In an alternative embodiment, the acidic aqueous solution comprises at least one inorganic acid such as sulfuric acid, hydrochloric acid or phosphoric acid.

The acidic aqueous solution may also comprise more than one acid, such as a combination of two or more organic acids or inorganic acids. The acidic aqueous solution may also comprise a combination of organic and inorganic acids. In one embodiment, the acidic aqueous solution comprises both formic acid and oxalic acid.

In one embodiment of the method according to the first aspect, the total amount of acid in the acidic aqueous solution is in the range of from 0.1 to 6 wt%, preferably from 0.5 to 5 wt%, based on the dry weight of lignin immersed in the acidic aqueous solution. The term “total amount of acid” as used herein, refers to the total amount of concentrated acid added to the acidic aqueous solution. Increasing the amount of acid may increase the removal of metals from lignin. From a process perspective it is however beneficial to avoid using large amounts of acids both for cost reasons and as waste handling is facilitated. Also, side reactions that may degrade lignin can be triggered by increasing the amount of acid in the acidic aqueous solution.

The acidic aqueous solution may further comprise one or more additives. The additive may be a dispersant, such as glycerol or a fatty acid. The additive may also be an oxidant such as hydrogen peroxide or EDTA. Other additives include ion exchangers such as ammonium salts such as ammonium acetate and ammonium sulfate. Additives in the acidic aqueous solution may enhance the effect of removing metals from lignin.

Step c) of the method according to the first aspect involves immersing the lignin particles in the acidic aqueous solution for at least 15 minutes, wherein the temperature of the acidic aqueous solution during the immersion is in the range of from 40°C to 100°C, to remove metals from lignin to the acidic aqueous solution so as to obtain said purified lignin.

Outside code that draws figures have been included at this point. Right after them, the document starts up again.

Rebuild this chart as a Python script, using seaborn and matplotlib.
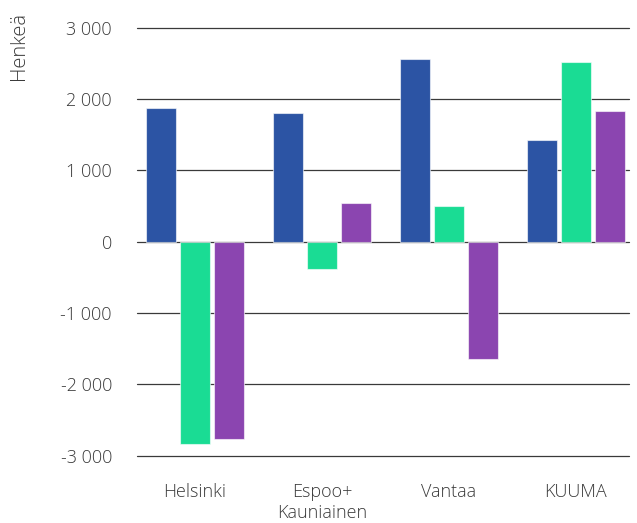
import matplotlib
matplotlib.use("Agg")
import matplotlib.pyplot as plt
from matplotlib.ticker import FuncFormatter, FixedLocator
import seaborn as sns
import pandas as pd

# Population change by area, three series per area
areas = ["Helsinki", "Espoo+\nKauniainen", "Vantaa", "KUUMA"]
series_names = ["Sarja 1", "Sarja 2", "Sarja 3"]
series_a = [1870, 1800, 2560, 1430]
series_b = [-2830, -380, 500, 2520]
series_c = [-2760, 540, -1650, 1830]
y_ticks = [-3000, -2000, -1000, 0, 1000, 2000, 3000]
y_label = "Henkeä"

palette = ["#2C54A4", "#1ADC94", "#8B45B0"]

rows = []
for name, vals in zip(series_names, [series_a, series_b, series_c]):
    for area, v in zip(areas, vals):
        rows.append({"alue": area, "sarja": name, "arvo": v})
df = pd.DataFrame(rows)

sns.set_theme(style="white")
plt.rcParams["font.family"] = ["Open Sans", "DejaVu Sans"]

fig = plt.figure(figsize=(6.37, 5.23), dpi=100)
ax = fig.add_axes([0.215, 0.1287, 0.772, 0.8183])

sns.barplot(data=df, x="alue", y="arvo", hue="sarja", order=areas,
            hue_order=series_names, palette=palette, width=0.8, gap=0.12,
            saturation=1, legend=False, ax=ax,
            edgecolor=(1, 1, 1, 0.6), linewidth=0.8)

ax.set_ylim(-3000, 3000)
ax.set_xlim(-0.457, 3.417)
ax.yaxis.set_major_locator(FixedLocator(y_ticks))
ax.yaxis.set_major_formatter(
    FuncFormatter(lambda v, p: f"{int(v):,}".replace(",", " ")))
ax.set_axisbelow(True)
ax.grid(axis="y", color="#3a3a3a", linewidth=0.9)
ax.grid(axis="x", visible=False)
for gl in ax.get_ygridlines():
    gl.set_clip_on(False)
for s in ax.spines.values():
    s.set_visible(False)

ax.tick_params(axis="y", length=0, pad=18, labelsize=13, labelcolor="#3a3a3a")
ax.tick_params(axis="x", length=0, pad=20, labelsize=13, labelcolor="#3a3a3a")
for lbl in ax.get_yticklabels() + ax.get_xticklabels():
    lbl.set_fontweight("light")
ax.set_xlabel("")
ax.set_ylabel(y_label, loc="top", fontsize=14.5, color="#3a3a3a",
              fontweight="light")
ax.yaxis.set_label_coords(-0.22, 1.037)

fig.savefig("out.png", dpi=100)
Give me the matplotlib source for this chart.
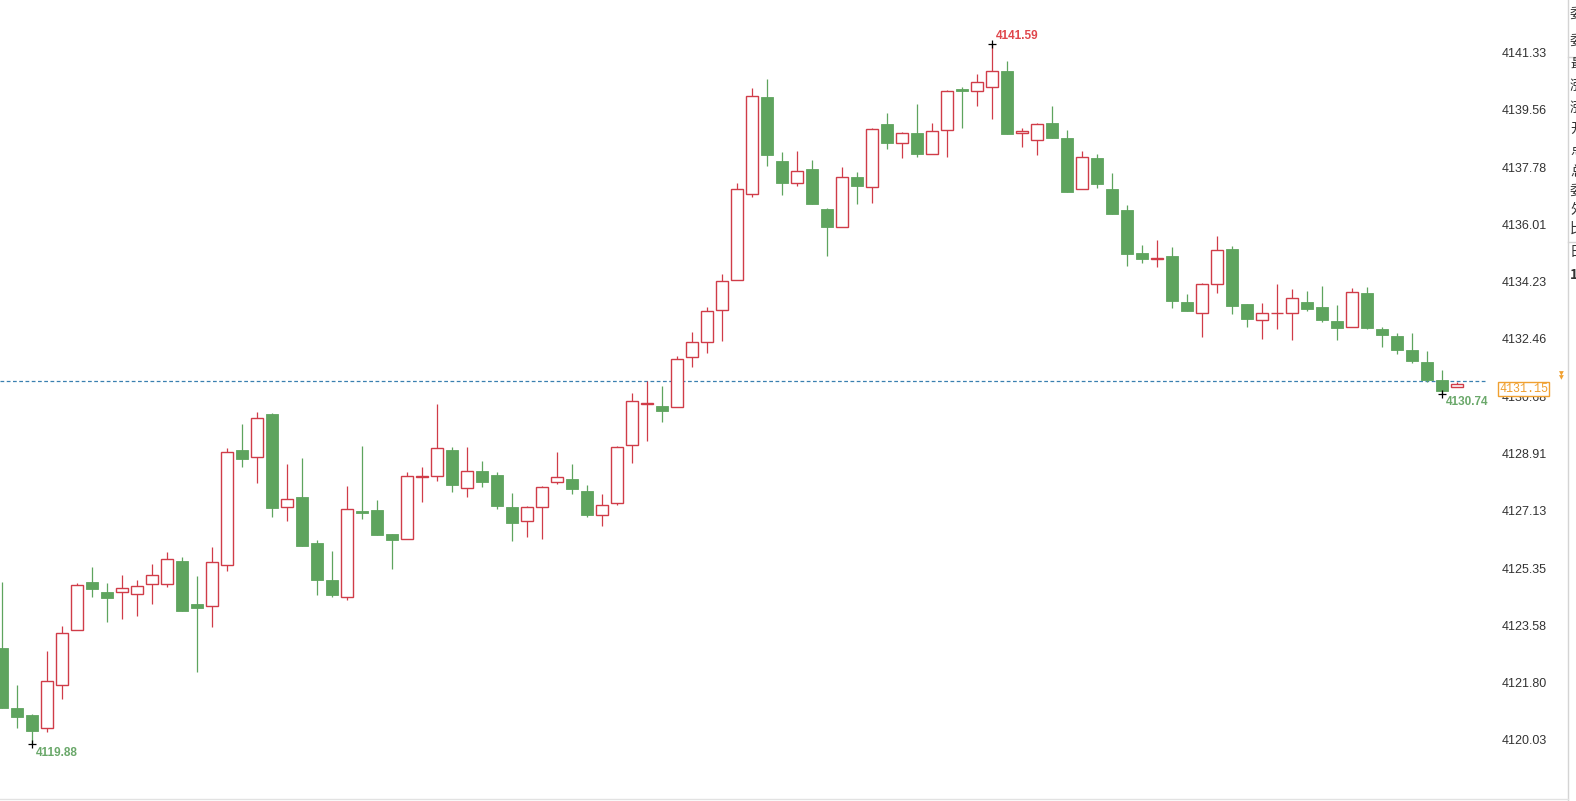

The term “immersion” as used herein, refers to a process of contacting lignin in solid form, such as in the form of lignin particles, with an acidic aqueous solution for a certain period of time. During the immersion step of the method according to the first aspect, the entire surface area of the lignin is in contact with the acidic aqueous solution, meaning that the lignin is fully submerged in the acidic aqueous solution.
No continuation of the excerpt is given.